MAYBE IT’S TIME for us to step back from all the news that gives us fits. Do we really need news from social media sources every hour of every day? Do we need messages and alerts arriving on our computers and phones every minute?

To let tomorrow’s worries overwhelm today’s joys is a bad bargain. You can test this theory by spending one day without the news. Turn your devices off and spend the day with nature, family or find a place of solitude.

Author Frank Bures urged us to take a break from the negative news. Paying undue heed can make us blind to many of the things that do matter. Don’t let the world’s troubles ruin your happiness. Ignore the negative reports and savor the essential facts of life.

The fact is, the media, TV, print and radio don’t all convey the same meaning, even if the script they’re using is identical. Today, we have many novel technologies for communicating. The best way to communicate depends on how transparent you want to be about your emotions. The best is a face-to-face meeting. Second best is a video chat.

A recent study published in the Journal of Applied Psychology showed that email is perceived to be the least authentic way to interact. If you have to fake your emotions, email is the way to go. When talking on the telephone it is easier to hide that you are faking your emotions, the study found.

What about texts or messages on social media? Research has found that comforting texts do nothing to relieve a loved one’s stress and seeking solace from social media makes a person feel worse than they did before.

If you are reminded of the political battles constantly it is no wonder we have trouble appreciating the simple pleasures our life has to offer. Take a few minutes right now to think back to your own best days, the times that seemed truly joyful: a day with your family, a visit with the newest member of your family or a reunion with the oldest member. Recall a pontoon boat ride on a chain of lakes to see the glory of the fall color.
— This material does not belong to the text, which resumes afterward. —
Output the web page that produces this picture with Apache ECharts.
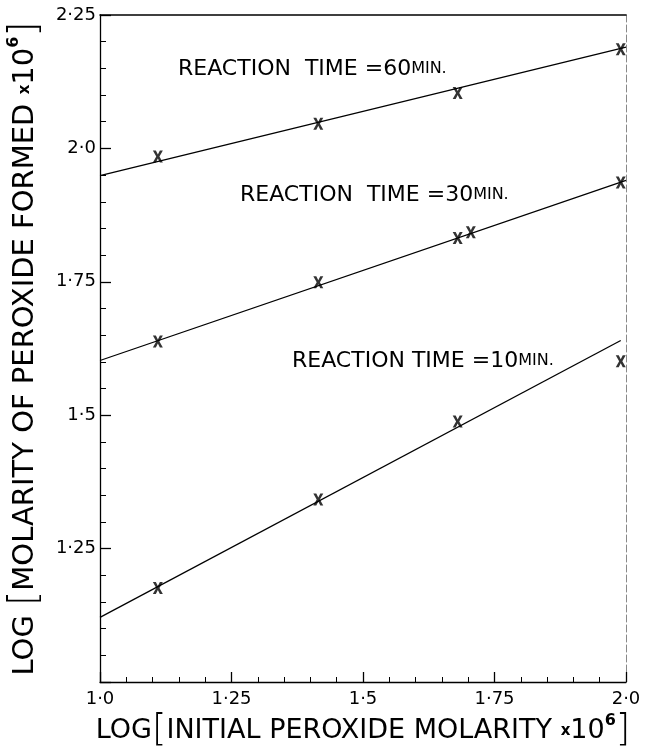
<!DOCTYPE html>
<html>
<head>
<meta charset="utf-8">
<script src="https://cdn.jsdelivr.net/npm/echarts@6/dist/echarts.min.js"></script>
<style>
html,body{margin:0;padding:0;background:#fff;}
#chart{width:649px;height:749px;}
</style>
</head>
<body>
<div id="chart"></div>
<script>
// ---- data ----
const xTicks = [1.0, 1.25, 1.5, 1.75, 2.0];
const xTickLabels = ['1·0', '1·25', '1·5', '1·75', '2·0'];
const yTicks = [1.25, 1.5, 1.75, 2.0, 2.25];
const yTickLabels = ['1·25', '1·5', '1·75', '2·0', '2·25'];

const x60 = [1.11, 1.415, 1.68, 1.99];
const y60 = [1.985, 2.046, 2.104, 2.186];
const x30 = [1.11, 1.415, 1.68, 1.705, 1.99];
const y30 = [1.638, 1.749, 1.832, 1.843, 1.936];
const x10 = [1.11, 1.415, 1.68, 1.99];
const y10 = [1.176, 1.342, 1.488, 1.601];

const fitX60 = [1.0, 2.0];
const fitY60 = [1.949, 2.19];
const fitX30 = [1.0, 2.0];
const fitY30 = [1.6025, 1.94];
const fitX10 = [1.0, 1.99];
const fitY10 = [1.121, 1.64];

const labels = ['60', '30', '10'];

// ---- chart ----
const FONT = 'DejaVu Sans';
const pair = (xs, ys) => xs.map((x, i) => [x, ys[i]]);
const X_PATH = 'path://M0,0 L3,0 L5,4 L7,0 L10,0 L6.6,6 L10,12 L7,12 L5,8 L3,12 L0,12 L3.4,6 Z';

function lab(list, labelsArr, v) {
  const i = list.findIndex(t => Math.abs(t - v) < 1e-9);
  return i >= 0 ? labelsArr[i] : '';
}

function scatter(xs, ys) {
  return {
    type: 'scatter', data: pair(xs, ys), symbol: X_PATH, symbolSize: [10, 12],
    itemStyle: { color: '#000' }, z: 5
  };
}
function fit(xs, ys) {
  return {
    type: 'line', data: pair(xs, ys), symbol: 'none',
    lineStyle: { color: '#000', width: 1.3 }, z: 4
  };
}

function titleRich(size) {
  return {
    n: { fontFamily: FONT, fontSize: size, color: '#000' },
    br: { fontFamily: FONT, fontSize: size + 10, color: '#000', fontWeight: 'lighter' },
    x: { fontFamily: FONT, fontSize: 15, color: '#000', fontWeight: 'bold' },
    sup: { fontFamily: FONT, fontSize: 16, color: '#000', fontWeight: 'bold', verticalAlign: 'top', padding: [0, 0, 14, 0] }
  };
}

const annRich = {
  a: { fontFamily: FONT, fontSize: 22, fill: '#000' },
  b: { fontFamily: FONT, fontSize: 16, fill: '#000' }
};

const chart = echarts.init(document.getElementById('chart'), null, { renderer: 'canvas' });
chart.setOption({
  animation: false,
  backgroundColor: '#fff',
  grid: { left: 100, right: 23, top: 15, bottom: 67, containLabel: false, outerBoundsMode: 'none' },
  xAxis: [{
    type: 'value', min: 1.0, max: 2.0, interval: 0.25,
    axisLine: { lineStyle: { color: '#000', width: 1.3 } },
    axisTick: { inside: true, length: 10, lineStyle: { color: '#000', width: 1.3 } },
    minorTick: { show: true, splitNumber: 5, length: 5, lineStyle: { color: '#000', width: 1 } },
    splitLine: { show: false },
    axisLabel: { fontFamily: FONT, fontSize: 18, color: '#000', margin: 8,
      formatter: v => lab(xTicks, xTickLabels, v) },
    name: '{n|LOG}{br|[}{n|INITIAL PEROXIDE MOLARITY }{x|x}{n|10}{sup|6}{br|]}',
    nameLocation: 'middle', nameGap: 26,
    nameTextStyle: { rich: titleRich(27) }
  }, {
    type: 'value', min: 1.0, max: 2.0, position: 'top',
    axisLine: { show: true, lineStyle: { color: '#000', width: 1.5 } },
    axisTick: { show: false }, axisLabel: { show: false }, splitLine: { show: false }
  }],
  yAxis: [{
    type: 'value', min: 1.0, max: 2.25, interval: 0.25,
    axisLine: { lineStyle: { color: '#000', width: 1.3 } },
    axisTick: { inside: true, length: 11, lineStyle: { color: '#000', width: 1.3 } },
    minorTick: { show: true, splitNumber: 5, length: 6, lineStyle: { color: '#000', width: 1 } },
    splitLine: { show: false },
    axisLabel: { fontFamily: FONT, fontSize: 18, color: '#000', margin: 4,
      formatter: v => lab(yTicks, yTickLabels, v) },
    name: '{n|LOG }{br|[}{n|MOLARITY OF PEROXIDE FORMED }{x|x}{n|10}{sup|6}{br|]}',
    nameLocation: 'middle', nameGap: 55, nameRotate: 90,
    nameTextStyle: { rich: titleRich(29) }
  }, {
    type: 'value', min: 1.0, max: 2.25, position: 'right',
    axisLine: { show: true, lineStyle: { color: '#888', width: 1, type: [7, 3] } },
    axisTick: { show: false }, axisLabel: { show: false }, splitLine: { show: false }
  }],
  series: [
    fit(fitX60, fitY60), scatter(x60, y60),
    fit(fitX30, fitY30), scatter(x30, y30),
    fit(fitX10, fitY10), scatter(x10, y10)
  ],
  graphic: [
    { type: 'text', left: 178, top: 58, style: { text: '{a|REACTION  TIME =' + labels[0] + '}{b|MIN.}', rich: annRich } },
    { type: 'text', left: 240, top: 184, style: { text: '{a|REACTION  TIME =' + labels[1] + '}{b|MIN.}', rich: annRich } },
    { type: 'text', left: 292, top: 350, style: { text: '{a|REACTION TIME =' + labels[2] + '}{b|MIN.}', rich: annRich } }
  ]
});
</script>
</body>
</html>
Many people spend an average of 11 hours a day interacting with one form of media or another. There is a cost to this nonstop influx of news. It can affect our emotional state, energy level and mental health, experts say.

You could suffer from headline stress disorder. A 2019 survey showed 54% of people are stressed by the news. A 2018 study found that 68% of Americans feel exhausted by their news consumption.

There was a calmer time in our history when news traveled slower. Many believe today’s 24/7 news is progress, but we need to know when it needs to be turned off. There are times we need a time out that allows us to put things into perspective.

Social media has developed algorithms that allow providers to overwhelm us with one-sided points of view. We get tribal news, news you already agree with. Those articles just confirm what you want to know. You need more.

When you are connected, negative news can be as close as your pocket, car, work, at the dinner table, at a sporting event and many people can’t go to bed without first checking their messages on the phone. Negative messages can keep you from getting a good night’s rest.

Keep this advice close as the political campaigns progress: name-calling changes few minds. You probably will never see anger or radical arguments convert anyone. Persuasion requires a relationship that includes respect for the other person and learning how they arrived at their point of view.

The problem today is that we have exchanged what was once common sense for nonsense. A lot of the divisive issues that consume us are simply junk food for the mind. The best way to find common ground with an opponent is to present a better idea. You will be a genius if you can let your opponent think the better idea was theirs.